Interest rates fell again in July, marking the sixth monthly drop in the first seven months of 2016. Declining rates boost bond prices; both Treasuries and corporates gained about 1% in July, with long-term bonds outperforming. For the year, bonds are now up 8%-10%, with longer duration bonds enjoying the best results.

Overall, our traditional 60/40 portfolio gained 3% during July and is up more than 6% so far this year, while the conservative 20/80 portfolio added 2% last month and is now up 9% so far during 2016.


Pension liabilities (for funding, accounting, and de-risking purposes) are now driven by market interest rates. The graph on the left compares Treasury STRIPs yields at December 31, 2015 and July 31, 2016, and also shows the movement in rates last month. The graph on the right shows our estimate of movements in effective GAAP discount rates for pension obligations of various duration during 2016:

Both Treasury and corporate interest rates fell another 0.1% during July and are down more than 0.80% this year. The move pushed pension liabilities up 1% last month; liabilities are now 10%-15% higher than at the end of 2015, with long duration plans seeing the biggest increases.


2016 has been a decent year for pension assets, but the dominant theme remains all-time low interest rates and their effect on pension liabilities. The 30-year Treasury reached its all-time low yield of 2.11% on July 8 before drifting up to 2.18% by month’s end.

Rates could move lower still, but if we are near the bottom and rates move up in the months ahead, the headwind of pension liabilities could become a tailwind for plan sponsors.

The graphs below show the movement of assets and liabilities for our two model plans this year:

Looking Ahead

The Obama Administration and Congressional leaders passed a budget last fall that includes a third round of pension funding relief since 2012. The upshot is that pension funding requirements over the next several years will not be appreciably affected by current low interest rates (unless these rates persist).
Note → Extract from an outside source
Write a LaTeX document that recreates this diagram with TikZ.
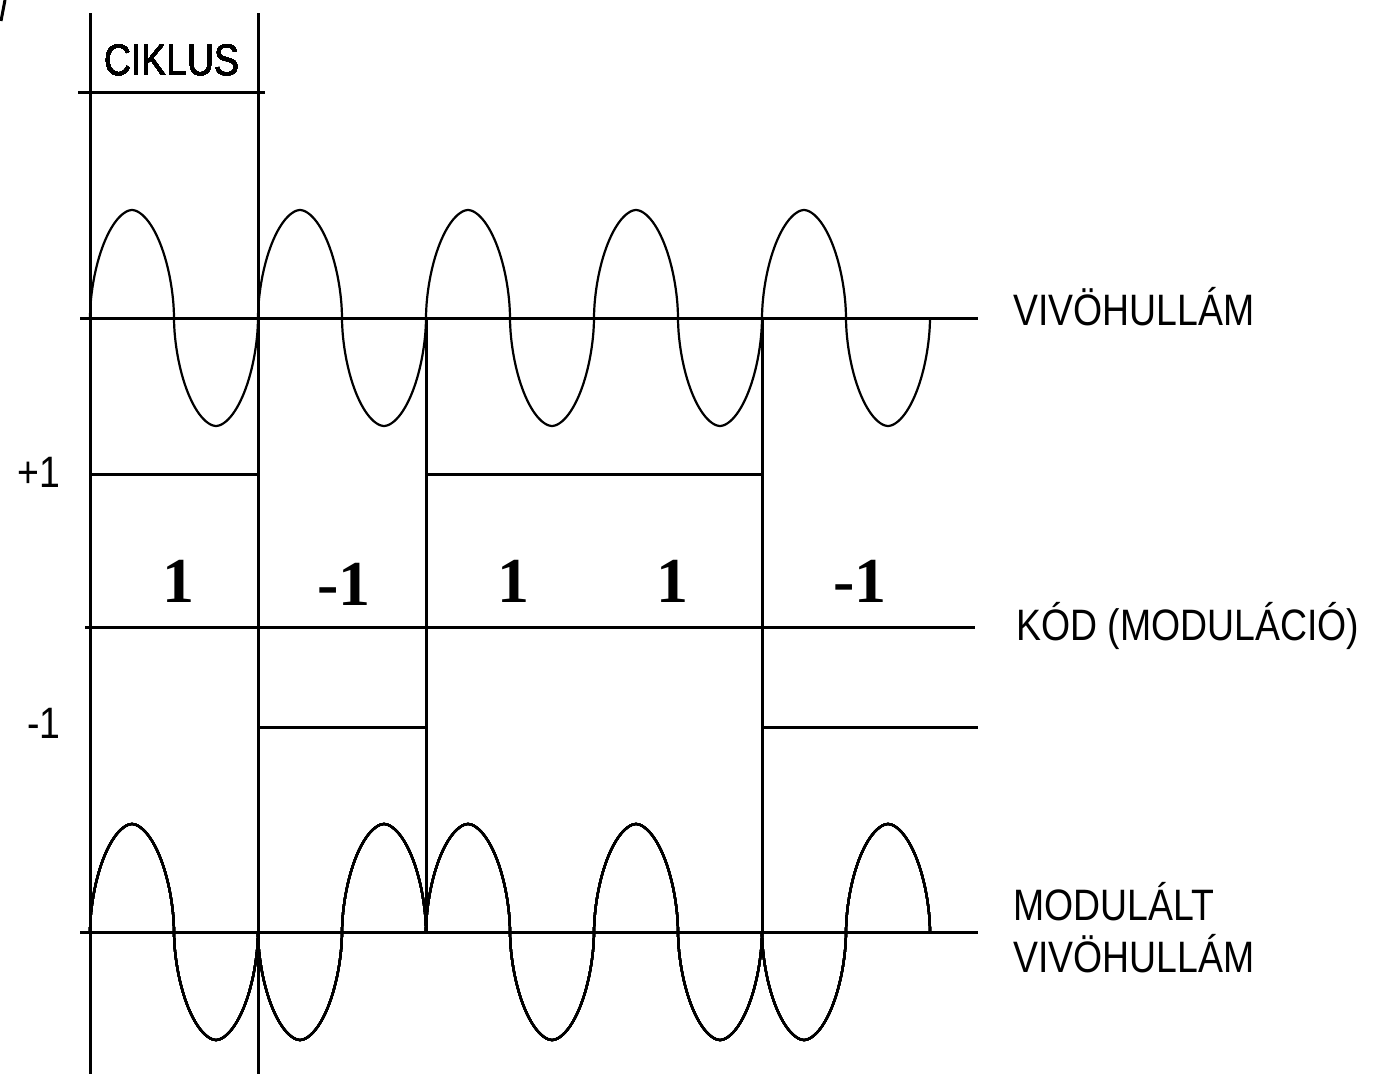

Required contributions for the next few years will be lower and more stable than under prior law.

Discount rates fell another 0.1% last month. We expect most pension sponsors will use effective discount rates in the 3.2%-3.8% range to measure pension liabilities right now. These rates are as low as we’ve ever seen.

The table below summarizes rates that plan sponsors are required to use for IRS funding purposes for 2016, along with estimates for 2017. Pre-relief, both 24-month averages and December ‘spot’ rates, which are still required for some calculations, such as PBGC premiums, are also included.

1 Plan A is a traditional plan (duration 12 at 5.5%) with a 60/40 asset allocation, while Plan B is a cash balance plan (duration 9 at 5.5%) with a 20/80 allocation with a greater emphasis on corporate and long-duration bonds. For both plans, we assume the plan is 100% funded at the beginning of the year and ignore benefit accruals, contributions, and benefit payments in order to isolate the financial performance of plan assets versus liabilities.